Anonymous Coward says:

Re: Re: Re:2

What matters is what the goal is, the goal of deepfakes is to fool or deceive people

Despite the text you quoted from Wikipedia, its definition doesn’t require any intent to deceive; nor does any other I found. The quoted text merely says they could be useful for that purpose, which is true.

For example, this article have 10 historic persons faces recreated using CGI, I doubt they can be called deepfakes.

Well, the Cambridge definition only applies to video or sound recordings, which those still images aren’t. The Wiktionary definition would classify them as deepfakes if artificial intelligence were used (which the article doesn’t mention either way). Collins has a definition so vague it would cover even “Syncro-Vox”-style lip-replacement, if done digitally; that was used comedically by Conan O’Brian specifically because it was so cheesy and unconvincing.

Maybe you’re right that an intent to deceive should be part of the definition. But for now, it seems there’s very little about the term “deepfake” that people agree on.
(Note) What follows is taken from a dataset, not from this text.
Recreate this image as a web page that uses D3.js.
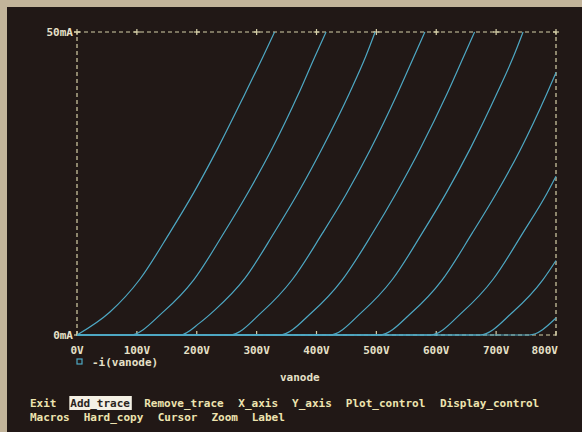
<!DOCTYPE html>
<html>
<head>
<meta charset="utf-8">
<script src="https://cdn.jsdelivr.net/npm/d3@7"></script>
<style>
  body { margin: 0; background: #c2b49a; }
  text { font-family: "DejaVu Sans Mono", "Liberation Mono", monospace; font-weight: bold; }
</style>
</head>
<body>
<svg id="chart"></svg>
<script>
// anode voltage (V), anode current (mA), one array per grid step
const trace1 = [[0,0],[55,3.8],[105,9.2],[155,16.9],[195,23.5],[235,30.8],[280,39.7],[311,46.0],[330,50]];
const trace2 = [[0,0],[88,0],[145,3.9],[195,9.1],[245,16.8],[285,23.4],[325,30.6],[370,39.8],[398,46.1],[416,50]];
const trace3 = [[0,0],[172,0],[205,2.0],[230,4.1],[280,9.3],[330,17],[370,23.6],[410,30.9],[455,39.9],[482,45.9],[498,50]];
const trace4 = [[0,0],[255,0],[310,3.9],[360,9.2],[410,16.8],[450,23.3],[490,30.6],[535,39.8],[563,46.0],[581,50]];
const trace5 = [[0,0],[338,0],[393,3.8],[443,9.1],[493,16.7],[533,23.4],[573,30.7],[618,39.8],[646,46.0],[664,50]];
const trace6 = [[0,0],[422,0],[477,3.9],[527,9.2],[577,16.9],[617,23.5],[657,30.8],[702,40.0],[730,46.2],[745,50]];
const trace7 = [[0,0],[505,0],[560,3.8],[610,9.1],[660,16.8],[700,23.3],[740,30.5],[785,39.9],[800,43.3]];
const trace8 = [[0,0],[590,0],[645,3.9],[695,9.2],[745,16.9],[785,23.4],[800,26.2]];
const trace9 = [[0,0],[673,0],[728,3.8],[778,9.1],[800,12.3]];
const trace10 = [[0,0],[755,0],[800,2.8]];
const traces = [trace1, trace2, trace3, trace4, trace5, trace6, trace7, trace8, trace9, trace10];

const xTicks = [0, 100, 200, 300, 400, 500, 600, 700, 800];
const yTicks = [0, 50];
const menuRow1 = [['Exit',0],['Add_trace',6],['Remove_trace',17],['X_axis',31],['Y_axis',39],['Plot_control',47],['Display_control',61]];
const menuRow2 = [['Macros',0],['Hard_copy',8],['Cursor',19],['Zoom',27],['Label',33]];

const W = 582, H = 432;
const plot = {left: 77, right: 556, top: 32, bottom: 335};
const traceCol = '#4ea8c4', axisCol = '#d6cfa8', textCol = '#e6e0c8', menuCol = '#eee4b0';

const svg = d3.select('#chart').attr('width', W).attr('height', H);

// photo border + CRT screen
svg.append('rect').attr('width', W).attr('height', H).attr('fill', '#c2b49a');
svg.append('rect').attr('x', 7).attr('y', 7).attr('width', W - 7).attr('height', H - 7)
  .attr('fill', '#211816');

const x = d3.scaleLinear().domain([0, 800]).range([plot.left, plot.right]);
const y = d3.scaleLinear().domain([0, 50]).range([plot.bottom, plot.top]);

// dashed frame
const frame = svg.append('g').attr('stroke', axisCol).attr('stroke-width', 1.2)
  .attr('stroke-dasharray', '4,3').attr('fill', 'none');
frame.append('line').attr('x1', x(0)).attr('x2', x(800)).attr('y1', y(50)).attr('y2', y(50));
frame.append('line').attr('x1', x(0)).attr('x2', x(800)).attr('y1', y(0)).attr('y2', y(0));
frame.append('line').attr('x1', x(0)).attr('x2', x(0)).attr('y1', y(0)).attr('y2', y(50));
frame.append('line').attr('x1', x(800)).attr('x2', x(800)).attr('y1', y(0)).attr('y2', y(50));

// "+" ticks along the top, short upward ticks along the bottom
const ticks = svg.append('g').attr('stroke', axisCol).attr('stroke-width', 1.2);
ticks.selectAll('.tv').data(xTicks).enter().append('line')
  .attr('x1', d => x(d)).attr('x2', d => x(d))
  .attr('y1', y(50) - 3).attr('y2', y(50) + 3);
ticks.selectAll('.th').data(xTicks).enter().append('line')
  .attr('x1', d => x(d) - 3).attr('x2', d => x(d) + 3)
  .attr('y1', y(50)).attr('y2', y(50));
ticks.selectAll('.bt').data(xTicks).enter().append('line')
  .attr('x1', d => x(d)).attr('x2', d => x(d))
  .attr('y1', y(0) - 4).attr('y2', y(0) + 1);
ticks.selectAll('.yt').data(yTicks).enter().append('line')
  .attr('x1', x(0) - 3).attr('x2', x(0) + 3)
  .attr('y1', d => y(d)).attr('y2', d => y(d));

// traces
svg.append('clipPath').attr('id', 'clip').append('rect')
  .attr('x', plot.left).attr('y', plot.top - 1)
  .attr('width', plot.right - plot.left + 1).attr('height', plot.bottom - plot.top + 2);

const line = d3.line().x(d => x(d[0])).y(d => y(d[1])).curve(d3.curveMonotoneX);
svg.append('g').attr('clip-path', 'url(#clip)')
  .selectAll('path').data(traces).enter().append('path')
  .attr('d', line).attr('fill', 'none')
  .attr('stroke', traceCol).attr('stroke-width', 1.2);

// tick labels
svg.selectAll('.xl').data(xTicks).enter().append('text')
  .attr('x', d => d === 800 ? x(d) + 2 : x(d))
  .attr('y', 354)
  .attr('text-anchor', d => d === 800 ? 'end' : 'middle')
  .attr('font-size', 11).attr('fill', textCol)
  .text(d => d + 'V');
svg.selectAll('.yl').data(yTicks).enter().append('text')
  .attr('x', x(0) - 4).attr('y', d => y(d) + 4)
  .attr('text-anchor', 'end')
  .attr('font-size', 11).attr('fill', textCol)
  .text(d => d + 'mA');

// legend + axis title
svg.append('rect').attr('x', 77).attr('y', 359).attr('width', 5).attr('height', 5)
  .attr('fill', 'none').attr('stroke', traceCol).attr('stroke-width', 1.2);
svg.append('text').attr('x', 92).attr('y', 366).attr('font-size', 11).attr('fill', textCol)
  .text('-i(vanode)');
svg.append('text').attr('x', 280).attr('y', 381).attr('font-size', 11).attr('fill', textCol)
  .text('vanode');

// menu bar
const cw = 6.72;
svg.append('rect').attr('x', 30 + 6 * cw - 1).attr('y', 396)
  .attr('width', 9 * cw + 2).attr('height', 14).attr('fill', '#f4f0e4');
svg.selectAll('.m1').data(menuRow1).enter().append('text')
  .attr('x', d => 30 + d[1] * cw).attr('y', 407)
  .attr('font-size', 11)
  .attr('fill', d => d[0] === 'Add_trace' ? '#2a2420' : menuCol)
  .text(d => d[0]);
svg.selectAll('.m2').data(menuRow2).enter().append('text')
  .attr('x', d => 30 + d[1] * cw).attr('y', 421)
  .attr('font-size', 11).attr('fill', menuCol)
  .text(d => d[0]);
</script>
</body>
</html>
We might as well say, like pornography, “I’ll know it when I see it”.

Rocky says:

Re: Re: Re:3

Despite the text you quoted from Wikipedia, its definition doesn’t require any intent to deceive; nor does any other I found. The quoted text merely says they could be useful for that purpose, which is true.
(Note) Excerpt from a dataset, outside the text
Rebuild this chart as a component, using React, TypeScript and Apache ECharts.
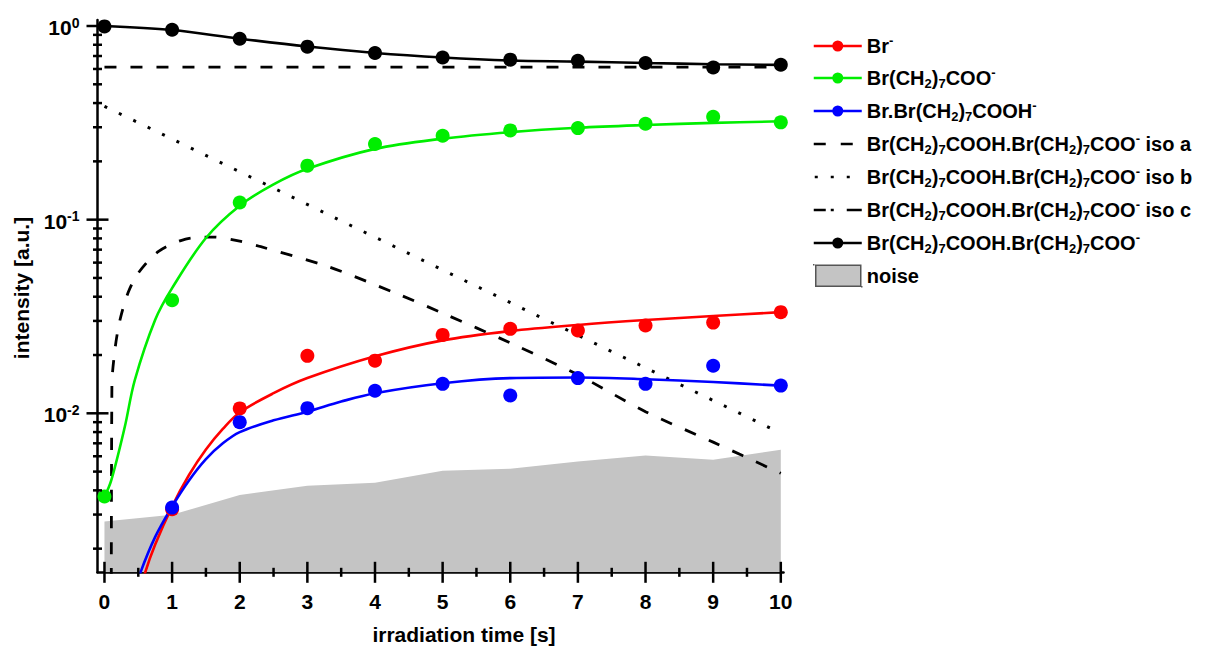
import React, { useEffect, useRef } from 'react';
import * as echarts from 'echarts';

const FONT = '"Liberation Sans", Arial, sans-serif';

// ---- axes ----
const X_MIN = -0.103;
const X_MAX = 10.04;
const Y_MIN = 0.00151;
const Y_MAX = 1.074;
const X_MAJOR = [0, 1, 2, 3, 4, 5, 6, 7, 8, 9, 10];
const X_TICK_LABELS = ['0', '1', '2', '3', '4', '5', '6', '7', '8', '9', '10'];
const X_MINOR = [0.5, 1.5, 2.5, 3.5, 4.5, 5.5, 6.5, 7.5, 8.5, 9.5];
const Y_MAJOR = [1, 0.1, 0.01];
const Y_TICK_EXP = ['0', '-1', '-2'];
const Y_MINOR = [0.9, 0.8, 0.7, 0.6, 0.5, 0.4, 0.3, 0.2, 0.09, 0.08, 0.07, 0.06, 0.05, 0.04, 0.03, 0.02, 0.009, 0.008, 0.007, 0.006, 0.005, 0.004, 0.003, 0.002];

// ---- names ----
const N_BR = 'Br-';
const N_ACID = 'Br(CH2)7COO-';
const N_ADD = 'Br.Br(CH2)7COOH-';
const N_ISOA = 'Br(CH2)7COOH.Br(CH2)7COO- iso a';
const N_ISOB = 'Br(CH2)7COOH.Br(CH2)7COO- iso b';
const N_ISOC = 'Br(CH2)7COOH.Br(CH2)7COO- iso c';
const N_DIMER = 'Br(CH2)7COOH.Br(CH2)7COO-';
const N_NOISE = 'noise';

// ---- measured points ----
const BR_T = [1, 2, 3, 4, 5, 6, 7, 8, 9, 10];
const BR_VAL = [0.0032, 0.0106, 0.0198, 0.0187, 0.0254, 0.0273, 0.0268, 0.0284, 0.0294, 0.0333];
const ACID_T = [0, 1, 2, 3, 4, 5, 6, 7, 8, 9, 10];
const ACID_VAL = [0.00372, 0.0384, 0.1227, 0.19, 0.2457, 0.2713, 0.289, 0.297, 0.313, 0.34, 0.318];
const ADD_T = [1, 2, 3, 4, 5, 6, 7, 8, 9, 10];
const ADD_VAL = [0.00326, 0.009, 0.01063, 0.01307, 0.0142, 0.01236, 0.0152, 0.0142, 0.0176, 0.0139];
const DIMER_T = [0, 1, 2, 3, 4, 5, 6, 7, 8, 9, 10];
const DIMER_VAL = [0.995, 0.957, 0.86, 0.782, 0.725, 0.688, 0.67, 0.662, 0.644, 0.611, 0.631];

// ---- fitted curves ----
const BR_FIT_T = [0.5, 0.6, 0.75, 1, 1.25, 1.5, 1.75, 2, 2.5, 3, 4, 5, 6, 7, 8, 9, 10];
const BR_FIT = [0.0011, 0.0015, 0.0021, 0.0033, 0.0048, 0.0065, 0.0083, 0.0101, 0.0127, 0.0152, 0.0197, 0.0238, 0.0266, 0.0286, 0.0303, 0.0318, 0.0333];
const ACID_FIT_T = [0, 0.1, 0.3, 0.45, 0.75, 1, 1.5, 2, 2.5, 3, 4, 5, 6, 7, 8, 9, 10];
const ACID_FIT = [0.0037, 0.0045, 0.0085, 0.0149, 0.0304, 0.0443, 0.0804, 0.118, 0.152, 0.183, 0.232, 0.262, 0.283, 0.298, 0.308, 0.316, 0.322];
const ADD_FIT_T = [0.45, 0.53, 0.75, 1, 1.25, 1.5, 1.75, 2, 2.5, 3, 3.5, 4, 5, 6, 7, 8, 9, 10];
const ADD_FIT = [0.0012, 0.0015, 0.0023, 0.0033, 0.0045, 0.0058, 0.007, 0.008, 0.0092, 0.0102, 0.0115, 0.0127, 0.0143, 0.0152, 0.0153, 0.015, 0.0145, 0.0139];
const DIMER_FIT_T = [0, 1, 2, 3, 4, 5, 6, 7, 8, 9, 10];
const DIMER_FIT = [1.0, 0.953, 0.86, 0.783, 0.726, 0.688, 0.664, 0.655, 0.644, 0.635, 0.63];
const ISOA_T = [0.1, 0.11, 0.16, 0.23, 0.35, 0.5, 0.8, 1.2, 1.6, 2.0, 2.3, 3.3, 4.3, 5, 6, 7, 8, 9, 10];
const ISOA_VAL = [0.0004, 0.014, 0.022, 0.0304, 0.042, 0.053, 0.0685, 0.0794, 0.0813, 0.0775, 0.0727, 0.0573, 0.0418, 0.0329, 0.0231, 0.0158, 0.0102, 0.0071, 0.0049];
const ISOA_FLAT_T = [0, 10];
const ISOA_FLAT_VAL = [0.613, 0.613];
const ISOB_T = [0, 5, 10];
const ISOB_VAL = [0.385, 0.055, 0.0079];
const NOISE_T = [0, 1, 2, 3, 4, 5, 6, 7, 8, 9, 10];
const NOISE_VAL = [0.00276, 0.00299, 0.00379, 0.00422, 0.00438, 0.00505, 0.00517, 0.00564, 0.00605, 0.00575, 0.00648];

// ---- legend rich labels ----
const DIMER_RICH = '{n|Br(CH}{s|2}{n|)}{s|7}{n|COOH.Br(CH}{s|2}{n|)}{s|7}{n|COO}{p|-}';
const LEGEND_LABELS: Record<string, string> = {
  [N_BR]: '{n|Br}{p|-}',
  [N_ACID]: '{n|Br(CH}{s|2}{n|)}{s|7}{n|COO}{p|-}',
  [N_ADD]: '{n|Br.Br(CH}{s|2}{n|)}{s|7}{n|COOH}{p|-}',
  [N_ISOA]: DIMER_RICH + '{n| iso a}',
  [N_ISOB]: DIMER_RICH + '{n| iso b}',
  [N_ISOC]: DIMER_RICH + '{n| iso c}',
  [N_DIMER]: DIMER_RICH,
  [N_NOISE]: '{n|noise}',
};

const CORNERS = 'M0,0h0.01v0.01h-0.01z M47.99,21.99h0.01v0.01h-0.01z ';
const ICON_LINE_DOT = 'path://' + CORNERS + 'M0,9.7h48v2.6h-48z M24,5.5a5.5,5.5 0 1,1 0,11a5.5,5.5 0 1,1 0,-11z';
const ICON_DASH = 'path://' + CORNERS + 'M0,9.7h12v2.6h-12z M27,9.7h12v2.6h-12z';
const ICON_DOT = 'path://' + CORNERS + 'M1,9.7h3v2.6h-3z M17,9.7h3v2.6h-3z M33,9.7h3v2.6h-3z';
const ICON_DASHDOT = 'path://' + CORNERS + 'M0,9.7h12v2.6h-12z M17,9.7h3v2.6h-3z M33,9.7h15v2.6h-15z';
const ICON_RECT = 'path://' + CORNERS + 'M2,0.5h45v21h-45z';

const RED = '#ff0000';
const GREEN = '#00ee00';
const BLUE = '#0000ff';
const BLACK = '#000000';
const GRAY = '#c4c4c4';

const pairs = (t: number[], v: number[]) => t.map((x, i) => [x, v[i]]);

export default function App() {
  const ref = useRef<HTMLDivElement>(null);
  useEffect(() => {
    const chart = echarts.init(ref.current!, null, { renderer: 'svg' });

    const fitLine = (name: string, color: string, t: number[], v: number[]) => ({
      type: 'line', name, data: pairs(t, v), color, symbol: 'none', showSymbol: false,
      smooth: 0.35, clip: true, z: 3,
      lineStyle: { color, width: 2.6 }, itemStyle: { color },
    });
    const scatter = (name: string, color: string, t: number[], v: number[]) => ({
      type: 'scatter', name, data: pairs(t, v), color, symbol: 'circle', symbolSize: 14,
      itemStyle: { color, opacity: 1 }, z: 5, clip: true,
    });
    const styled = (name: string, t: number[], v: number[], dash: number[], width: number, smooth: number | boolean) => ({
      type: 'line', name, data: pairs(t, v), color: BLACK, symbol: 'none', showSymbol: false,
      smooth, clip: true, z: 2,
      lineStyle: { color: BLACK, width, type: dash, cap: 'butt' }, itemStyle: { color: BLACK },
    });

    const xTickData = [
      ...X_MAJOR.map((v, i) => [v, Y_MIN, 1, i]),
      ...X_MINOR.map((v) => [v, Y_MIN, 0, -1]),
    ];
    const yTickData = [
      ...Y_MAJOR.map((v, i) => [X_MIN, v, 1, i]),
      ...Y_MINOR.map((v) => [X_MIN, v, 0, -1]),
    ];

    const option: any = {
      animation: false,
      backgroundColor: '#ffffff',
      grid: { left: 97.5, right: 426.5, top: 20, bottom: 80.7, containLabel: false, outerBoundsMode: 'none' },
      xAxis: {
        type: 'value', min: X_MIN, max: X_MAX,
        axisLine: { show: true, onZero: false, lineStyle: { color: BLACK, width: 2.5 } },
        axisTick: { show: false }, axisLabel: { show: false }, splitLine: { show: false },
      },
      yAxis: {
        type: 'log', logBase: 10, min: Y_MIN, max: Y_MAX,
        axisLine: { show: true, onZero: false, lineStyle: { color: BLACK, width: 2.5 } },
        axisTick: { show: false }, axisLabel: { show: false }, splitLine: { show: false },
        minorTick: { show: false }, minorSplitLine: { show: false },
      },
      legend: {
        orient: 'vertical', left: 813, top: 34, padding: 0,
        itemWidth: 48, itemHeight: 22, itemGap: 9,
        selectedMode: false,
        itemStyle: { borderWidth: 0 },
        formatter: (name: string) => LEGEND_LABELS[name] || name,
        textStyle: {
          color: BLACK, fontFamily: FONT, fontWeight: 'bold', fontSize: 20,
          rich: {
            n: { color: BLACK, fontFamily: FONT, fontWeight: 'bold', fontSize: 20, lineHeight: 24 },
            s: { color: BLACK, fontFamily: FONT, fontWeight: 'bold', fontSize: 13, lineHeight: 13, verticalAlign: 'bottom' },
            p: { color: BLACK, fontFamily: FONT, fontWeight: 'bold', fontSize: 13, lineHeight: 13, verticalAlign: 'top' },
          },
        },
        data: [
          { name: N_BR, icon: ICON_LINE_DOT },
          { name: N_ACID, icon: ICON_LINE_DOT },
          { name: N_ADD, icon: ICON_LINE_DOT },
          { name: N_ISOA, icon: ICON_DASH },
          { name: N_ISOB, icon: ICON_DOT },
          { name: N_ISOC, icon: ICON_DASHDOT },
          { name: N_DIMER, icon: ICON_LINE_DOT },
          { name: N_NOISE, icon: ICON_RECT, itemStyle: { color: GRAY, borderColor: '#555555', borderWidth: 1.5 } },
        ],
      },
      graphic: [
        {
          type: 'text', x: 464, y: 634,
          style: { text: 'irradiation time [s]', fill: BLACK, fontFamily: FONT, fontWeight: 'bold', fontSize: 21, align: 'center', verticalAlign: 'middle' },
        },
        {
          type: 'text', x: 21, y: 288, rotation: Math.PI / 2,
          style: { text: 'intensity [a.u.]', fill: BLACK, fontFamily: FONT, fontWeight: 'bold', fontSize: 21, align: 'center', verticalAlign: 'middle' },
        },
      ],
      series: [
        {
          type: 'line', name: N_NOISE, data: pairs(NOISE_T, NOISE_VAL), color: GRAY,
          symbol: 'none', showSymbol: false, z: 1, clip: true,
          lineStyle: { width: 0, color: GRAY }, itemStyle: { color: GRAY },
          areaStyle: { color: GRAY, opacity: 1, origin: 'start' },
        },
        styled(N_ISOA, ISOA_T, ISOA_VAL, [12, 14], 2.8, 0.3),
        styled(N_ISOA, ISOA_FLAT_T, ISOA_FLAT_VAL, [12, 14], 2.8, false),
        styled(N_ISOB, ISOB_T, ISOB_VAL, [3, 13], 3, false),
        styled(N_ISOC, [], [], [12, 5, 3, 5], 2.8, false),
        fitLine(N_BR, RED, BR_FIT_T, BR_FIT),
        fitLine(N_ACID, GREEN, ACID_FIT_T, ACID_FIT),
        fitLine(N_ADD, BLUE, ADD_FIT_T, ADD_FIT),
        fitLine(N_DIMER, BLACK, DIMER_FIT_T, DIMER_FIT),
        scatter(N_BR, RED, BR_T, BR_VAL),
        scatter(N_ACID, GREEN, ACID_T, ACID_VAL),
        scatter(N_ADD, BLUE, ADD_T, ADD_VAL),
        scatter(N_DIMER, BLACK, DIMER_T, DIMER_VAL),
        {
          type: 'custom', name: 'xticks', data: xTickData, silent: true, z: 10, clip: false,
          renderItem: (params: any, api: any) => {
            const p = api.coord([api.value(0), api.value(1)]);
            const major = api.value(2) === 1;
            const h = major ? 10.5 : 4.5;
            const children: any[] = [
              { type: 'line', shape: { x1: p[0], y1: p[1] - h, x2: p[0], y2: p[1] + h }, style: { stroke: BLACK, lineWidth: 2.5 } },
            ];
            if (major) {
              children.push({
                type: 'text', x: p[0], y: p[1] + 29,
                style: { text: X_TICK_LABELS[api.value(3)], fill: BLACK, fontFamily: FONT, fontWeight: 'bold', fontSize: 21, align: 'center', verticalAlign: 'middle' },
              });
            }
            return { type: 'group', children };
          },
        },
        {
          type: 'custom', name: 'yticks', data: yTickData, silent: true, z: 10, clip: false,
          renderItem: (params: any, api: any) => {
            const p = api.coord([api.value(0), api.value(1)]);
            const major = api.value(2) === 1;
            const h = major ? 11 : 4.5;
            const children: any[] = [
              { type: 'line', shape: { x1: p[0] - h, y1: p[1], x2: p[0] + h, y2: p[1] }, style: { stroke: BLACK, lineWidth: 2.5 } },
            ];
            if (major) {
              children.push({
                type: 'text', x: p[0] - 18, y: p[1] + 1.5,
                style: {
                  text: '{a|10}{b|' + Y_TICK_EXP[api.value(3)] + '}',
                  align: 'right', verticalAlign: 'middle',
                  rich: {
                    a: { fill: BLACK, fontFamily: FONT, fontWeight: 'bold', fontSize: 21, lineHeight: 24 },
                    b: { fill: BLACK, fontFamily: FONT, fontWeight: 'bold', fontSize: 14, lineHeight: 14, verticalAlign: 'top' },
                  },
                },
              });
            }
            return { type: 'group', children };
          },
        },
      ],
    };
    chart.setOption(option);
    return () => chart.dispose();
  }, []);
  return (
    <div
      ref={ref}
      style={{ position: 'fixed', left: 0, top: 0, width: 1210, height: 653, background: '#ffffff' }}
    />
  );
}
The whole point with producing a deepfake is to make it look like the real thing and pass it off as such although it isn’t. Why do you think they called it deepfake to begin with?

And the Wikipedia quoted, it said within a context. Ignore that context and you can draw whatever conclusion you want.

Anonymous Coward says:

Re: Re: Re:4

The whole point with producing a deepfake is to make it look like the real thing and pass it off as such although it isn’t. Why do you think they called it deepfake to begin with?
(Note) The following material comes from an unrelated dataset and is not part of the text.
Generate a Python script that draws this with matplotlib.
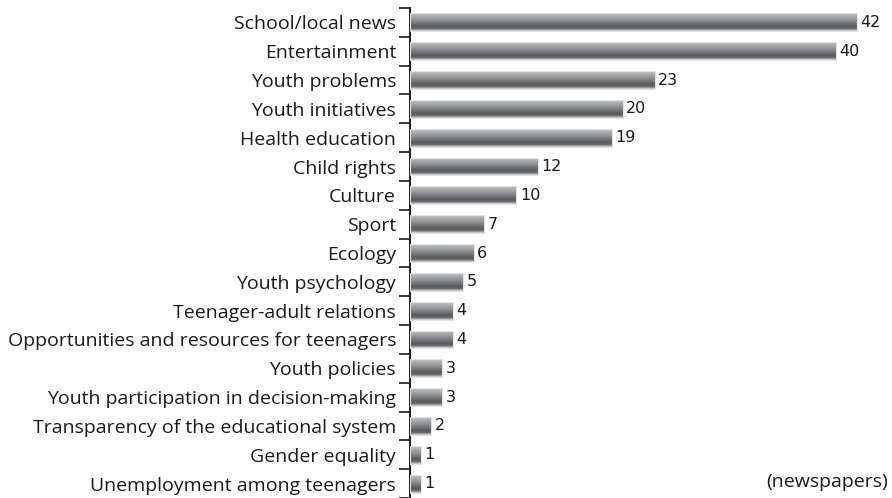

Okay, but that has little to do with deception. The dinosaurs in Jurassic Park were all fake, meant to look like the real things although they weren’t. But it wasn’t some conspiracy to make the public think the dinosaurs had actually returned.

Rocky says:

Re: Re: Re:5

It’s all about the context. Re-creating dinosaurs with CGI is in a sense a deception but it’s done for entertainment purposes where it’s expected that the audience suspends their disbelief (which goes for most entertainment built on fiction). No one would ever believe a fake video of a dinosaur rampaging through Macy’s for example, but they may well believe a fake video of soliciting sex of a prostitute.

ECA (profile) says:

Keep it going

The only people who NEED to know WHO and where you are, are bill collectors.
Swamp the World with our data, with our CC# and SS#, and watch what happens.
They cant Prove you bought anything. You can contest everything.
So what can they do. Something they have been trying to do for along time. Facial ID and Chips.
They are allowing it, They Want it to spread. They want a Perfect ID.

Anonymous Coward says:

Electronics communications privacy law?

We actually do have a longstanding law (the Electronic Communications Privacy Act) limiting what internet service providers can do with user data. It doesn’t address every sort of company, and it mostly provides limits against disclosures of message content and disclosure to the government, but it is a national law, and it does address how companies can use people’s data. (Which is not to say the that law is perfectly fine or even sufficient.). So the correct answer to the question in the headline – whether the U.S. has a “national privacy law addressing how companies can use the data they collect” – would seem to be “Not sure.” And just over half of Americans surveyed got it right.